§ 279. When this Disease is of a gentle Nature, such as it is described [§ 273], it will be sufficient to keep up a very free Perspiration, but without heating the Patient; and the best Method to answer this Purpose is putting him upon the Regimen so often already referred to, with a plentiful Use of Nitre in Elder Tea. Flesh, Eggs and Wine are prohibited of Course, allowing the Patient a little Pulse and ripe Fruits. He should drink Elder Flower Tea abundantly, and take half a Drachm of Nitre every three Hours; or, which amounts to the same Thing, let three Drachms of Nitre be dissolved in as much Infusion of Elder Flowers, as he can drink in twenty-four Hours. Nitre may be given too in a Bolus with Conserve of Elder-berries. These Medicines keep the Body open, and increase Urine and Perspiration.
§ 280. When the Distemper prevails in a severer Degree, if the Fever is very high, and the Pulse, at the same Time, strong or hard, it may be necessary to bleed once: but this should never be permitted in a large Quantity at a Time in this Disease; it being more adviseable, if a sufficient Quantity has not been taken at once, to bleed a second Time, and even a third, if the Fever should prove very high, as it often does, and that sometimes in so violent a Degree, as to render it extremely dangerous: and in some such Cases Nature has sometimes saved the Patients by effecting a large Hemorrhage, or Bleeding, to the Quantity of four or five Pounds. This Conduct a very intelligent and prudent Physician may presume to imitate; but I dare not advise the same Conduct to that Class of Physicians, for which only I write: it being safer for them to use repeated Bleedings in such Cases, than one in an excessive Quantity. These erisipelatous Fevers are often excited by a Person's being too long over-heated.
After Bleeding the Patient is to be restrained to his Regimen; Glysters are to be given until there is a sensible Abatement of the Fever; and he should drink the Barley Water freely, [Nº. 3].
When the Fever is somewhat diminished, either the Purge [Nº. 23] should be given, or a few Doses every Morning of Cream of Tartar [Nº. 24]. Purging is absolutely necessary to carry off the stagnant Bile, which is generally the first Cause of the violent Degrees of this Distemper. It may sometimes be really necessary too, if the Disease is very tedious; if the Loathing and Sickness at Stomach is obstinate; the Mouth ill-favoured, and the Tongue foul, (provided there be only a slight Fever, and no Fear of an Inflammation) to give the Medicines [Nº. 34] or [35], which, in Consequence of the Agitation, the Shaking they occasion, remove these Impediments still better than Purges.
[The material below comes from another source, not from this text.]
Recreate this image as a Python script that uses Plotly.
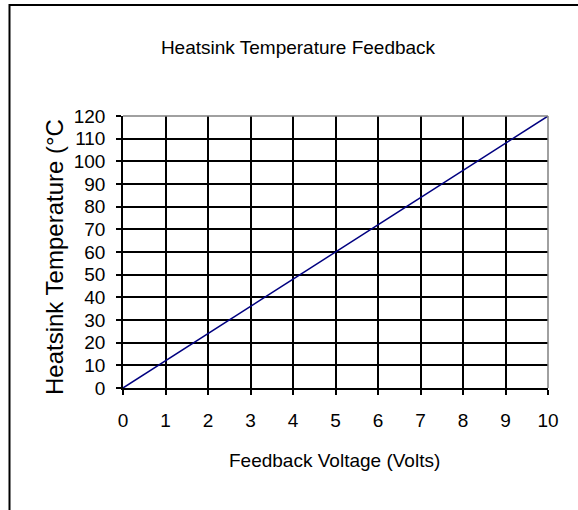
import plotly.graph_objects as go

# Data
voltage = [0, 1, 2, 3, 4, 5, 6, 7, 8, 9, 10]
temperature = [0, 12, 24, 36, 48, 60, 72, 84, 96, 108, 120]

x_ticks = [0, 1, 2, 3, 4, 5, 6, 7, 8, 9, 10]
y_ticks = [0, 10, 20, 30, 40, 50, 60, 70, 80, 90, 100, 110, 120]

chart_title = "Heatsink Temperature Feedback"
x_title = "Feedback Voltage (Volts)"
y_title = "Heatsink Temperature (°C"

FONT = "Arial, Liberation Sans, sans-serif"
FS = 19
FS_Y = 24

W, H = 578, 510
L, R, T, B = 123, 30, 116, 122
pw = W - L - R
ph = H - T - B


def px_x(x):
    return (x - L) / pw


def px_y(y):
    return (H - B - y) / ph


fig = go.Figure()
fig.add_trace(go.Scatter(
    x=voltage, y=temperature, mode="lines",
    line=dict(color="#000080", width=1.5),
    hoverinfo="skip", showlegend=False,
))

fig.update_layout(
    width=W, height=H,
    margin=dict(l=L, r=R, t=T, b=B, pad=0),
    paper_bgcolor="white", plot_bgcolor="white",
    font=dict(family=FONT, size=FS, color="black"),
    title=dict(text=chart_title, x=298 / W, xanchor="center",
               y=1 - 47 / H, yanchor="middle",
               font=dict(family=FONT, size=FS, color="black")),
    xaxis=dict(range=[0, 10], tickvals=x_ticks, ticktext=[str(v) for v in x_ticks],
               showgrid=True, gridcolor="black", gridwidth=1.5,
               showline=True, linecolor="black", linewidth=1.5,
               ticks="outside", ticklen=5, tickwidth=1.5, tickcolor="black",
               ticklabelstandoff=9,
               zeroline=False, tickfont=dict(size=FS)),
    yaxis=dict(range=[0, 120], tickvals=y_ticks, ticktext=[str(v) for v in y_ticks],
               showgrid=True, gridcolor="black", gridwidth=1.5,
               showline=True, linecolor="black", linewidth=1.5,
               ticks="outside", ticklen=5, tickwidth=1.5, tickcolor="black",
               ticklabelstandoff=7,
               zeroline=False, tickfont=dict(size=FS)),
    annotations=[
        dict(text=x_title, xref="paper", yref="paper",
             x=px_x(334), y=px_y(460), xanchor="center", yanchor="middle",
             showarrow=False, font=dict(family=FONT, size=FS, color="black")),
        dict(text=y_title, xref="paper", yref="paper",
             x=px_x(54), y=px_y(257), xanchor="center", yanchor="middle",
             textangle=-90,
             showarrow=False, font=dict(family=FONT, size=FS_Y, color="black")),
    ],
    shapes=[
        # gray plot-area border on top and right
        dict(type="line", xref="paper", yref="paper", x0=0, x1=1, y0=1, y1=1,
             line=dict(color="#808080", width=1.5), layer="above"),
        dict(type="line", xref="paper", yref="paper", x0=1, x1=1, y0=0, y1=1,
             line=dict(color="#808080", width=1.5), layer="above"),
        # outer chart border (right and bottom edges lie outside the view)
        dict(type="rect", xref="paper", yref="paper",
             x0=px_x(9.5), x1=px_x(582), y0=px_y(520), y1=px_y(5),
             line=dict(color="black", width=2), fillcolor="rgba(0,0,0,0)",
             layer="above"),
    ],
)

fig.write_html("out.html", config={"displayModeBar": False},
               post_script="document.body.style.margin='0';")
It commonly happens that this Disease is more favourable after these Evacuations; nevertheless it is sometimes necessary to repeat them the next Day, or the next but one; especially if the Malady affects the Head. Purging is the true Evacuation for curing it, whenever it attacks this Part. By carrying off the Cause of the Disease, they diminish it, and prevent its worst Effects.
Whenever, even after these Evacuations, the Fever still continues to be very severe, the Patient should take every two Hours, or occasionally, oftner, two Spoonfuls of the Prescription [Nº. 10], added to a Glass of Ptisan.
It will be very useful, when this Disease is seated in the Head or Face, to bathe the Legs frequently in warm Water; and where it is violent there, also to apply Sinapisms to the Soles of the Feet. I have seen this Application, in about four Hours attract, or draw down an Erisipelas to the Legs, which had spread over the Nose, and both the Eyes. When the Distemper once begins to go off by Sweating, this should be promoted by Elder-flower Tea and Nitre (See [§ 279]) and the Sweating may be encouraged to Advantage for some Hours.
§ 281. The best Applications that can be made to the affected Part are 1st, The Herb Robert, a Kind of Geranium, or Crane's-Bill; or Chervil, or Parsley, or Elder Flowers: and if the Complaint be of a very mild Disposition, it may be sufficient to apply a very soft smooth Linen over it, which some People dust over with a little dry Meal.
2, If there is a very considerable Inflammation, and the Patient is so circumstanced as to be very tractable and regularly attended, Flanels wrung out of a strong Decoction of Elder-flowers and applied warm, afford him the speediest Ease and Relief. By this simple Application I have appeased the most violent Pains of a St. Anthony's Fire, which is the most cruel Species of an Erisipelas, and has some peculiar Marks or Symptoms extraordinary.
3, The Plaister of Smalt, and Smalt itself [Nº. 46], are also very successfully employed in this Disease. This Powder, the farinaceous, or mealy ones, or others cried up for it, agree best when a thin watery Humour distills or weeps from the little Vesications attending it, which it is convenient to absorb by such Applications; without which Precaution it might gall, or even ulcerate the Part.